Scholarship corroborates the proposition that law schools and legal education are an important part of the broader “support structure” for legal and constitutional development. From the New Deal Revolution in the 1930s and 40s and the birth of legal liberalism, to the “Rights Revolution” of the mid-20th Century, to the conservative counterrevolution begun in the 1980s and continuing today through to the Supreme Court, we see how sweeping changes in law and legal culture originated in changes in law schools, legal training and education. Moreover, recent high-profile investments in legal education by conservative patrons and donors such as the Koch Brothers, the Olin Foundation, and the Scaife Foundation to establish beach heads in the legal academy for conservatives who reject the liberal legal orthodoxy demonstrate the widely-held belief that American law schools are a critical lynchpin in the battle for control over the law.

Parallel to secular conservative’s organized entry into the fight to control law and law schools was the creation of the modern Christian Right. While the product of decades of changes, the modern Christian Right arguably entered American politics as an identifiable force in the 1980s. Starting mainly in the traditional venues of electoral politics, by the 1990s, leaders within the movement recognized the need to expand their fight into the nation’s courts, and so they created Christian conservative legal organizations (CCLOs) such as Alliance Defending Freedom and the American Center for Law & Justice. Proving to be astute observers of those who came before them, the introduction of CCLOs was soon followed by a much larger, long-term investment in the fight to control politics and law – the founding of Christian conservative law schools and training programs.
Regent University, Liberty University, and Ave Maria Schools of Law, as well as Alliance Defending Freedom’s Blackstone Legal Fellowship, are all institutions established to serve as classic support structures for the conservative Christian legal movement. In the words used by the Blackstone Legal Fellowship, their “goal is to train law students who will rise to positions of influence and leadership as legal scholars, litigators, policy makers and judges. Ideas may have consequences, but people change cultures.” While these institutions could once be dismissed as marginal, the Trump administration’s assent to power, and the president’s recognition that the white Evangelicals who comprise the Christian Right are his strongest and most loyal supporters, political conditions are perfect for this movement to thrive.

As law schools and a training program, though, they are also standalone institutions that have their own interests and wider academic and professional contexts within which they must operate. Given that, while they have been created to serve a specific end, their abilities to realize these ends are not as direct as their founders may have hoped.

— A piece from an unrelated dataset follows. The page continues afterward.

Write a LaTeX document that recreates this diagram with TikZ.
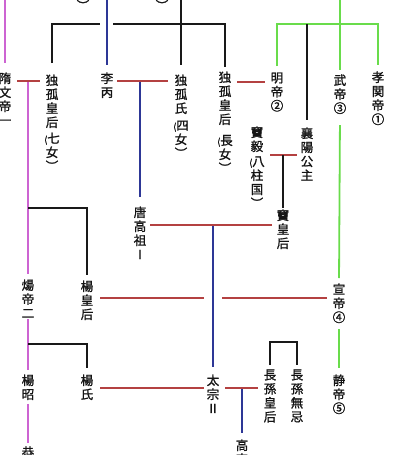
\documentclass[tikz,border=0pt]{standalone}
\usepackage{fontspec}
\newfontfamily\cjk[RawFeature={embolden=1.2}]{Noto Sans CJK JP}
\definecolor{cPu}{RGB}{205,100,210}
\definecolor{cGr}{RGB}{105,220,75}
\definecolor{cBl}{RGB}{45,55,150}
\definecolor{cRd}{RGB}{180,65,65}
\definecolor{cBk}{RGB}{25,25,25}
\definecolor{cTx}{RGB}{20,20,20}
\newcommand{\op}{{\fontsize{9}{9}\selectfont(}}
\tikzset{
  nm/.style={inner sep=0pt, outer sep=0pt, align=center, anchor=north, text=cTx,
    font=\cjk\fontsize{12.5}{14}\selectfont},
  pu/.style={draw=cPu, line width=1.8pt},
  gr/.style={draw=cGr, line width=1.8pt},
  bl/.style={draw=cBl, line width=1.5pt},
  rd/.style={draw=cRd, line width=1.6pt},
  bk/.style={draw=cBk, line width=1.5pt},
}
\begin{document}
\begin{tikzpicture}[x=1pt,y=-1pt]
\useasboundingbox[fill=white] (0,0) rectangle (400,455);
% ---------- nodes ----------
\node[nm] (sui) at (5,72.5) {隋\\文\\帝\\一};
\node[nm] (dk7) at (52,74.5) {独\\孤\\皇\\后\\[2pt]\op 七\\女\\︶};
\node[nm] (libing) at (107,72.5) {李\\丙};
\node[nm] (dk4) at (181,74.5) {独\\孤\\氏\\[3pt]\op 四\\女\\︶};
\node[nm] (dkc) at (225,71.5) {独\\孤\\皇\\后\\[7pt]\op 長\\女\\︶};
\node[nm] (ming) at (277,72.5) {明\\帝\\②};
\node[nm] (wu) at (340,74.5) {武\\帝\\③};
\node[nm] (xiao) at (378,71.5) {孝\\関\\帝\\①};
\node[nm] (xiang) at (307,127.5) {襄\\陽\\公\\主};
\node[nm] (douyi) at (257,126.5) {竇\\毅\\[1pt]\op 八\\柱\\国\\︶};
\node[nm] (douh) at (283,209.5) {竇\\皇\\后};
\node[nm] (tang) at (140,206.5) {唐\\高\\祖\\Ⅰ};
\node[nm] (xuan) at (339,283.5) {宣\\帝\\④};
\node[nm] (yangh) at (87,280.5) {楊\\皇\\后};
\node[nm] (yangdi) at (28,279.5) {煬\\帝\\二};
\node[nm] (yangzhao) at (28,374.5) {楊\\昭};
\node[nm] (yangshi) at (87,374.5) {楊\\氏};
\node[nm] (taizong) at (213,374.5) {太\\宗\\Ⅱ};
\node[nm] (zhangh) at (270,369.5) {長\\孫\\皇\\后};
\node[nm] (wuji) at (297,369.5) {長\\孫\\無\\忌};
\node[nm] (jing) at (339,374.5) {静\\帝\\⑤};
\node[nm] (gaozong) at (242,439.5) {高\\宗};
\node[nm] (gong) at (28,446.5) {恭};
\node[nm] (topa) at (83,0) {︶};
\node[nm] (topb) at (162,0) {︶};
% ---------- coordinates ----------
\coordinate (suiTop) at (5,0);
\coordinate (liTop) at (107,0);
\coordinate (duguTop) at (181,0);
\coordinate (greenTop) at (340,0);
\coordinate (hz) at (0,24);
\coordinate (mSuiL) at (17,81);  \coordinate (mSuiR) at (40,81);  \coordinate (mSui) at (28,81);
\coordinate (mLiL) at (117,81);  \coordinate (mLiR) at (168,81);  \coordinate (mLi) at (140,81);
\coordinate (mMingL) at (237,82); \coordinate (mMingR) at (265,82);
\coordinate (mDouL) at (270,155); \coordinate (mDouR) at (297,155); \coordinate (mDou) at (283,155);
\coordinate (mTangL) at (150,225); \coordinate (mTangR) at (272,225); \coordinate (mTang) at (213,225);
\coordinate (mXuanL) at (100,298); \coordinate (mXuanA) at (204,298);
\coordinate (mXuanB) at (222,298); \coordinate (mXuanR) at (327,298);
\coordinate (mShiL) at (100,388); \coordinate (mShiR) at (204,388);
\coordinate (mTzL) at (225,388); \coordinate (mTzR) at (258,388); \coordinate (mTz) at (242,388);
\coordinate (gapL) at (100,24); \coordinate (gapR) at (113,24);
\coordinate (jYang1) at (28,208);
\coordinate (jYang2) at (28,344);
\coordinate (zs) at (0,342);
% ---------- black (Dugu family) ----------
\draw[bk, shorten >=9.5pt] (duguTop) -- (dk4.north);
\draw[bk, shorten <=11.5pt] (dk7.north) -- (dk7.north |- gapL) -- (gapL);
\draw[bk, shorten >=4.5pt] (gapR) -- (dkc.north |- gapR) -- (dkc.north);
% ---------- blue (Tang) ----------
\draw[bl, shorten >=7.5pt] (liTop) -- (libing.north);
\draw[bl, shorten >=9.5pt] (mLi) -- (tang.north);
\draw[bl, shorten >=7.5pt] (mTang) -- (taizong.north);
\draw[bl, shorten >=6.5pt] (mTz) -- (gaozong.north);
% ---------- purple (Sui) ----------
\draw[pu, shorten >=10pt] (suiTop) -- (sui.north);
\draw[pu, shorten >=6pt] (mSui) -- (yangdi.north);
\draw[pu, shorten <=1.5pt, shorten >=4.5pt] (yangdi.south) -- (yangzhao.north);
\draw[pu, shorten <=4pt, shorten >=3.5pt] (yangzhao.south) -- (gong.north);
\draw[bk, shorten >=5.5pt] (jYang1) -- (yangh.north |- jYang1) -- (yangh.north);
\draw[bk, shorten >=6.5pt] (jYang2) -- (yangshi.north |- jYang2) -- (yangshi.north);
% ---------- green (Northern Zhou) ----------
\draw[gr, shorten >=5pt] (greenTop) -- (wu.north);
\draw[gr, shorten <=6.5pt, shorten >=6.5pt] (ming.north) -- (ming.north |- hz) -- (xiao.north |- hz) -- (xiao.north);
\draw[bk, shorten >=7.5pt] (xiang.north |- hz) -- (xiang.north);
\draw[gr, shorten <=11pt, shorten >=5.5pt] (wu.south) -- (xuan.north);
\draw[gr, shorten <=6pt, shorten >=6.5pt] (xuan.south) -- (jing.north);
% ---------- marriages (red) ----------
\draw[rd] (mSuiL) -- (mSuiR);
\draw[rd] (mLiL) -- (mLiR);
\draw[rd] (mMingL) -- (mMingR);
\draw[rd] (mDouL) -- (mDouR);
\draw[bk, shorten >=2pt] (mDou) -- (douh.north);
\draw[rd] (mTangL) -- (mTangR);
\draw[rd] (mXuanL) -- (mXuanA);
\draw[rd] (mXuanB) -- (mXuanR);
\draw[rd] (mShiL) -- (mShiR);
\draw[rd] (mTzL) -- (mTzR);
% ---------- Changsun siblings ----------
\draw[bk, shorten <=4.5pt, shorten >=4.5pt] (zhangh.north) -- (zhangh.north |- zs) -- (wuji.north |- zs) -- (wuji.north);
\end{tikzpicture}
\end{document}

The needs to secure American Bar Association accreditation, weathering the downturn in the legal market, competing for limited pools of qualified student and faculty, and the need to be accepted by the legal mainstream while preserving their distance from it are some of the challenges these new support structures face in successfully serving their movement. Faced with these challenges and a sudden abundance of political opportunities, our article goes on to detail how each of these institutions seeks to realize its radical mission of challenging secular legalism and their potential to control the law.